Второй подход, который широко распространен в англоязычной нарратологии (вслед за [Лаббоком 1921] и [Фридманом 1955]), напротив, акцентирует различие между «личным» и «безличным» повествованием. Последнее представлено «всеведущим повествованием» классического романа XIX в. и «анонимным повествовательным голосом» некоторых романов XX в., например у Г. Джеймса и Э. Хемингуэя. Один из представителей этого подхода, Сеймор Чэтман [1978: 34, 254], рассматривает безличное повествование в рассказах Хемингуэя, где повествовательный текст сведен к некомментирующему изложению фактов, как «не-наррацию» (nonnarration), в которой фигурирует, как это ни парадоксально, «не-нарратор» (nonnarrator). Промежуточную позицию между «не-нарратором» и «явным нарратором» (overt narrator) занимает, по Чэтману, «скрытый нарратор» (covert narrator). Сторонники тезиса о возможности неприсутствия нарратора ориентируются, как правило, на тексты с последовательной перспективизацией с точки зрения персонажа. По их мнению, в формах несобственно-прямой речи отсутствует нарраторская стихия, и задача повествования в таких «нарративах без нарратора» выполняется персонажами или некоей «повествовательной функцией» [Хамбургер 1957:1968; Банфильд 1973; 1978а; 19786; 1983].
Третий подход, выдвинутый самой Рьян в духе теории «речевых актов», заключается в компромиссе между первым и вторым подходами: «понятие нарратора является логической необходимостью всех фикциональных текстов, но в случае безличного повествования оно не имеет психологической основы». Если сторонники первого подхода рассматривают безличного нарратора как «индивидуальное, хотя бы и неизвестное человеческое существо», а сторонники второго отрицают логическую необходимость его, то, с точки зрения Рьян [1981: 519], безличный нарратор предстает как «абстрактный конструкт, лишенный человеческого измерения».
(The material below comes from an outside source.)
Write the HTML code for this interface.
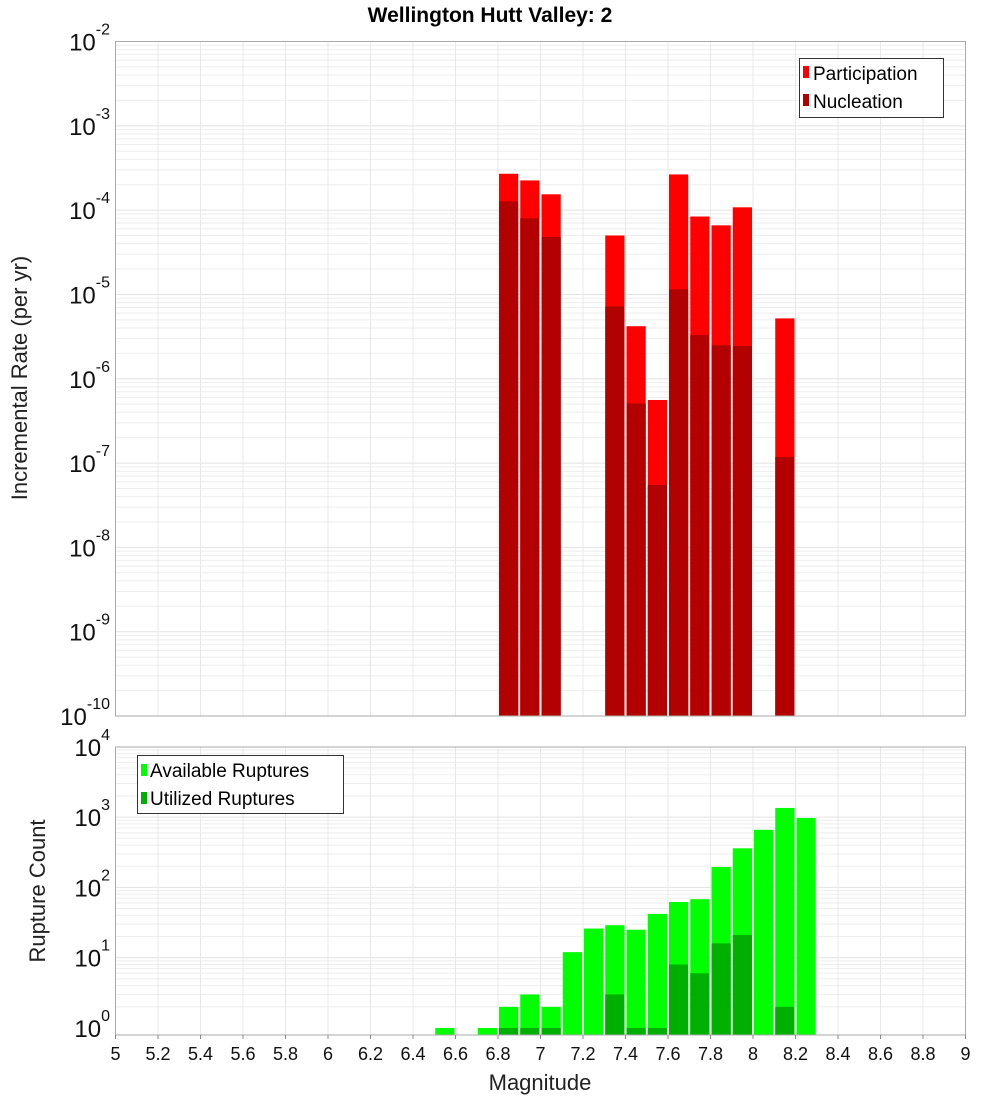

Мне ближе всего первый подход. Компромисс, предложенный Рьян, я не могу принять по трем причинам.
1. Рьян, как и представители других подходов, смешивает проблему личностности нарратора с проблемой его выявленности. Как мы видели, нарратор как повествующая инстанция может быть сильно выявлен, как в рассказе Леонова, не обладая между тем личностным единством, не имея личных человеческих черт. Выявленность нарратора основывается на присутствии в тексте индициальных знаков, в то время как личностное единство его образа – на схождении всех симптоматических линий в одном гомогенном облике.